SF: Yeah. And it was a process that would have gone on and on, because then you say, "Okay well we're selling, but we can do better and better. I just felt that for where my head was at I was ignoring what I identified to be right and so as it progressed to be more in the name of selling records, I just felt like, no, I don't want to, because I'm still in pursuit of music, man; that's one of the things that gives me the rejuvenation that I keep getting. I'm in pursuit of music. I'm trying to get better at what it is that I'm doing; I'm trying to understand more about what it is that I'm doing. And I think that having my label, having access to what's happening, is a lot of work, but it's something that I can accept and identify with, because it's part of the whole framework that I'm about.
AAJ: You've produced your own records, yet they don't simply duplicate what you do when playing live. You seem to approach the two endeavors differently, understanding the dissimilarity be the two situations. Is it because you feel that the energy and length of your live improvisations might be too much for a recording?
SF: Well I've heard that many, many times, but my response has pretty much been the same, with very little changeand that is, believe it or not most cats record, in my estimation, with somewhat a (different approach than they take when playing live). Certainly my heroes did. And when I say that, I'm talking about people like John Coltrane and Charlie Parker.
I use those two guys for examples because, in the case of Charlie Parker, because I never saw Bird, I only relied on what I had heard on recordings and I thought I had really saw the whole picture of Charlie Parker, from being introduced to him sometime in the late 50's. But it wasn't until around '73-'74 that I was really turned around on Charlie Parker. And what had happened was, there was a radio station here in New York (WKCR), I think they started with a 12-hour program and it ended up being two-and-a-half days, because of people in New York, New York being what it is, people had tapes in their private possession of Charlie Parker events. And I didn't listen to that much of it, but I remember distinctly when I first heard it, that the times when I would come to it periodically, it was like "Wow, man who is this cat! knowing full well that it was Charlie Parker. Since then, a lot of those recordings have been issued, so you do have access to hearing the "other guy.
The other, other guy is John Coltrane. Because I saw Coltrane so many times that I never felt that the Trane I saw, I heard on recordings. So I concluded, in both cases, that those cats treated recording with another kind of [attitude] and yes I do, because I don't know any other way ... A lot people say, "Sonny you ought to record live. And I often say, I'd like to record live, the only thing is though, how would I kind of approach it. When I play live, I'm in the moment of trying to find music, so it's whatever we do. And if we talk about what Rashied and I do, that's completely some place else, but in both places I'm in a mode of trying to find some music.

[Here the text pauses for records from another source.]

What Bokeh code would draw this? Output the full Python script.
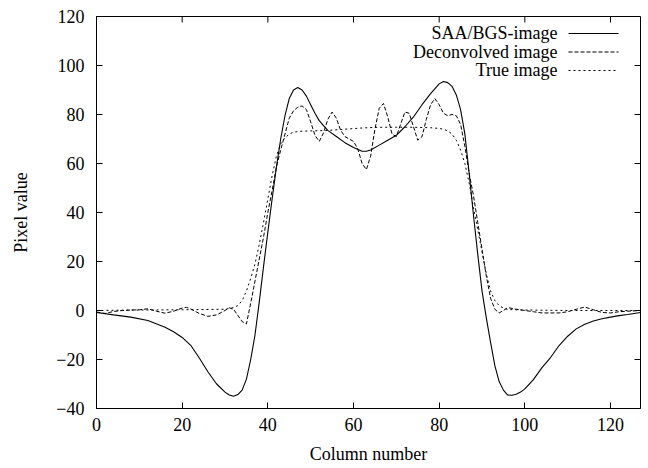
from bokeh.plotting import figure
from bokeh.models import Range1d, FixedTicker, Label
from bokeh.embed import file_html
from bokeh.resources import INLINE

# ---- data ----
saa_x = [0, 4, 8, 12, 16, 18, 20, 22, 24, 26, 28, 30, 31, 32, 33, 34, 35, 36, 37, 38,
         39, 40, 41, 42, 43, 44, 45, 46, 47, 48, 49, 50, 51, 52, 53, 54, 56, 58, 60, 62,
         63, 64, 66, 68, 70, 72, 74, 76, 78, 80, 81, 82, 83, 84, 85, 86, 87, 88, 89, 90,
         91, 92, 93, 94, 95, 96, 97, 98, 99, 100, 102, 104, 106, 108, 110, 112, 114, 116,
         118, 120, 122, 124, 127]
saa_y = [-0.8, -1.8, -2.7, -4.1, -6.8, -8.7, -11, -14.2, -19.4, -25, -29.9, -33.3, -34.5,
         -35, -34.3, -32.5, -28, -20, -10, 3.5, 18, 32, 45.5, 58.5, 70, 79.5, 86.5, 90, 91,
         90, 87.5, 84, 80.5, 77.5, 75.5, 73.5, 71, 68.5, 66.5, 65, 65, 65.5, 67.5, 69.5,
         71.5, 75, 79, 84, 88.5, 92.5, 93.5, 93, 91.5, 88, 82, 72, 56, 39, 23, 8, -3, -13,
         -22.5, -29, -32.5, -34.5, -34.6, -34.2, -33.3, -32, -28.2, -23.3, -19.2, -14.3,
         -10.5, -7.5, -5.6, -4.3, -3.4, -2.7, -2.1, -1.6, -0.8]

dec_x = [0, 2, 4, 6, 8, 10, 12, 14, 16, 18, 20, 21, 22, 24, 26, 28, 30, 31, 32, 33, 34,
         35, 36, 37, 38, 39, 40, 41, 42, 43, 44, 45, 46, 47, 48, 49, 50, 51, 52, 53, 54,
         55, 56, 57, 58, 59, 60, 61, 62, 63, 64, 65, 66, 67, 68, 69, 70, 71, 72, 73, 74,
         75, 76, 77, 78, 79, 80, 81, 82, 83, 84, 85, 86, 87, 88, 89, 90, 91, 92, 93, 94,
         95, 96, 98, 100, 102, 104, 106, 108, 110, 112, 114, 116, 118, 120, 122, 124, 127]
dec_y = [-0.6, -1.2, -0.4, 0, 0.2, 0.3, 0.7, -0.3, -1.1, -0.3, 1.0, 1.3, 0.6, -1.2, -2.4,
         -1.8, 0, 1.1, 0.5, -2, -4.5, -5.5, 3, 12, 21, 30, 40, 49, 58.5, 65.5, 72, 78.5,
         81.5, 83, 83.5, 82, 77, 71.5, 69, 72.5, 78, 81, 78.5, 73.5, 71, 70, 69, 66, 60,
         57.5, 63, 74, 82.5, 84.5, 79, 72, 71, 76, 81, 80.5, 75, 69.5, 71, 78, 84, 86.5,
         84, 80.5, 79.5, 80, 79.5, 76, 67, 56, 47, 36, 25, 14, 5, 0.5, -1.0, 0, 1.2, 0.5,
         0, -0.5, -1, -1, -1, -0.5, 0.5, 1.4, 0.3, -0.8, -1, -0.5, -0.3, 0]

true_x = [0, 10, 20, 30, 32, 33, 34, 35, 36, 37, 38, 39, 40, 41, 42, 43, 44, 45, 46, 48,
          50, 54, 58, 62, 66, 70, 74, 78, 80, 81, 82, 83, 84, 85, 86, 87, 88, 89, 90, 91,
          92, 93, 94, 95, 96, 100, 110, 127]
true_y = [0, 0.2, 0.3, 0.5, 1.2, 2, 4, 8, 13, 19, 27, 36, 45.5, 55, 63, 68, 70.5, 72,
          72.8, 73.2, 73.3, 73.5, 74, 74.5, 74.8, 74.8, 74.8, 74.6, 74.3, 74, 73.3, 72,
          69.5, 65.5, 60, 52, 42, 33, 24, 15, 8, 4, 2, 1, 0.4, 0.2, 0, 0]

series_labels = ["SAA/BGS-image", "Deconvolved image", "True image"]
x_ticks = [0, 20, 40, 60, 80, 100, 120]
y_ticks = [-40, -20, 0, 20, 40, 60, 80, 100, 120]

FONT = "Liberation Serif"
FS = "18px"
DASH = "4 2"
DOT = "2 3"

XMIN, XMAX, YMIN, YMAX = 0, 127, -40, 120
FRAME_W, FRAME_H = 544, 392
p = figure(width=648, height=468, output_backend="svg", toolbar_location=None,
           x_range=Range1d(XMIN, XMAX), y_range=Range1d(YMIN, YMAX),
           min_border_left=96, min_border_right=8, min_border_top=16,
           min_border_bottom=60)
p.grid.visible = False
p.outline_line_color = "black"
p.outline_line_width = 1
p.background_fill_color = "white"
p.border_fill_color = "white"

for ax in p.xaxis:
    ax.ticker = FixedTicker(ticks=x_ticks)
    ax.axis_label = "Column number"
    ax.major_label_standoff = 9
    ax.axis_label_standoff = 10
for ax in p.yaxis:
    ax.ticker = FixedTicker(ticks=y_ticks)
    ax.axis_label = "Pixel value"
    ax.major_label_standoff = 12
    ax.axis_label_standoff = 22
for ax in list(p.xaxis) + list(p.yaxis):
    ax.major_tick_in = 6
    ax.major_tick_out = 0
    ax.minor_tick_line_color = None
    ax.axis_line_color = "black"
    ax.major_tick_line_color = "black"
    ax.major_label_text_font = FONT
    ax.major_label_text_font_size = FS
    ax.major_label_text_color = "black"
    ax.axis_label_text_font = FONT
    ax.axis_label_text_font_size = FS
    ax.axis_label_text_font_style = "normal"
    ax.axis_label_text_color = "black"

# mirrored inward ticks on the top and right borders (6 px long)
tick_dy = 6 / FRAME_H * (YMAX - YMIN)
tick_dx = 6 / FRAME_W * (XMAX - XMIN)
p.segment(x0=x_ticks, y0=[YMAX] * len(x_ticks), x1=x_ticks,
          y1=[YMAX - tick_dy] * len(x_ticks), line_color="black", line_width=1)
p.segment(x0=[XMAX] * len(y_ticks), y0=y_ticks, x1=[XMAX - tick_dx] * len(y_ticks),
          y1=y_ticks, line_color="black", line_width=1)

p.line(saa_x, saa_y, line_color="black", line_width=1.1)
p.line(dec_x, dec_y, line_color="black", line_width=1.0, line_dash=DASH)
p.line(true_x, true_y, line_color="black", line_width=1.0, line_dash=DOT)

# legend (gnuplot style: text right-aligned, sample to the right)
def dx(px):
    return XMIN + (px - 96) / FRAME_W * (XMAX - XMIN)

def dy(py):
    return YMAX - (py - 16) / FRAME_H * (YMAX - YMIN)

rows_py = [32.5, 51.0, 69.5]
styles = [dict(line_dash="solid", line_width=1.1),
          dict(line_dash=DASH, line_width=1.0),
          dict(line_dash=DOT, line_width=1.0)]
for label, py, st in zip(series_labels, rows_py, styles):
    p.add_layout(Label(x=dx(557), y=dy(py), text=label, text_align="right",
                       text_baseline="middle", text_font=FONT, text_font_size=FS,
                       text_color="black"))
    p.line([dx(568), dx(618)], [dy(py + 0.5), dy(py + 0.5)], line_color="black", **st)

open("out.html", "w").write(file_html(p, INLINE))
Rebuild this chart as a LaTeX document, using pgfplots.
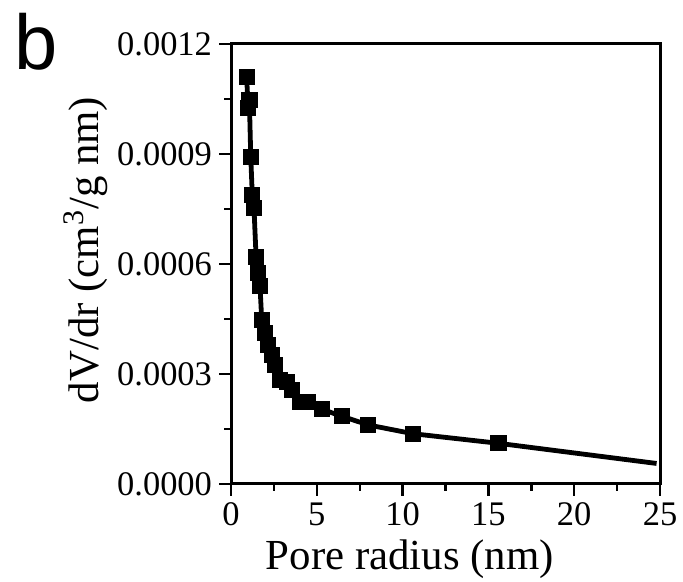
\documentclass[border=0pt]{standalone}
\usepackage{pgfplots}
\pgfplotsset{compat=1.18}
\usepackage{fontspec}
\setmainfont{Liberation Serif}
\newfontfamily\panelfont{Liberation Sans}

% pore size distribution (BJH)
\pgfplotstableread{
r      dvdr
0.91   0.001111
1.00   0.001025
1.07   0.001047
1.15   0.000893
1.24   0.000788
1.34   0.000752
1.46   0.000620
1.55   0.000575
1.69   0.000540
1.79   0.000447
1.98   0.000411
2.17   0.000379
2.37   0.000352
2.56   0.000325
2.86   0.000284
3.24   0.000279
3.54   0.000256
4.02   0.000224
4.50   0.000224
5.28   0.000204
6.45   0.000185
8.00   0.000161
10.62  0.000137
15.58  0.000111
}\marked
\pgfplotstableread{
r      dvdr
15.58  0.000111
24.80  0.000056
}\tail

\begin{document}
\begin{tikzpicture}
\begin{axis}[
    scale only axis,
    width=214.5bp, height=220bp,
    xmin=0, xmax=25, ymin=0, ymax=0.0012,
    xtick={0,5,...,25},
    ytick={0,0.0003,0.0006,0.0009,0.0012},
    minor x tick num=1, minor y tick num=1,
    tick align=outside,
    xtick pos=left, ytick pos=left,
    scaled y ticks=false,
    yticklabel style={/pgf/number format/.cd, fixed, fixed zerofill, precision=4},
    /pgf/number format/assume math mode=true,
    axis line style={line width=1.5bp},
    major tick style={line width=1.2bp, black},
    minor tick style={line width=1.2bp, black},
    major tick length=6bp, minor tick length=3.5bp,
    tick label style={font=\fontsize{17.3}{19}\selectfont},
    label style={font=\fontsize{21.5}{25}\selectfont},
    xlabel={Pore radius (nm)},
    ylabel={dV/dr (cm\textsuperscript{3}/g nm)},
    xlabel style={at={(ticklabel cs:0.417)}},
    ylabel style={at={(ticklabel cs:0.532)}, yshift=-2bp},
    clip=false,
]
\addplot[black, line width=2.4bp, no marks] table[x=r, y=dvdr] {\marked};
\addplot[black, line width=2.4bp, no marks] table[x=r, y=dvdr] {\tail};
\addplot[black, only marks, mark=square*, mark size=3.8bp] table[x=r, y=dvdr] {\marked};
\node[anchor=north west, inner sep=0pt, font=\panelfont\fontsize{39}{39}\selectfont]
    at (rel axis cs:-0.505,1.072) {b};
\coordinate (bl) at (rel axis cs:-0.5385,-0.2227);
\coordinate (tr) at (rel axis cs:1.0536,1.1);
\end{axis}
\pgfresetboundingbox
\useasboundingbox (bl) rectangle (tr);
\end{tikzpicture}
\end{document}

The thing about recording, you've got to more or less wear a suit and tie, whereas on a gig, you can kind of wear an open collar or something. I'm using those kinds of metaphors to make a point. I mean on a recording you have to think clearer, you've got to be more correct in your observations, in your decisions, your intent. I mean, all of that is necessary at all times, in a sense, but recording? I mean one of the things I feel about recordings is that, in a sense, they are very unfair. It only captures a moment [laughs]. A brief moment. Jesus Christ!
AAJ: Out of all the many gigs you've played, history will be judging you by only a few records?
SF: [still laughing] I've done played a billion, probably, solos, over all the years that I've been playing. And how many recordings have I done? So, that is one of my illnesses right there. I just think that recording is somewhat unfair. But you have to treat it like what it is, and that is a moment that you kind of get a chance to wear your suit and tie.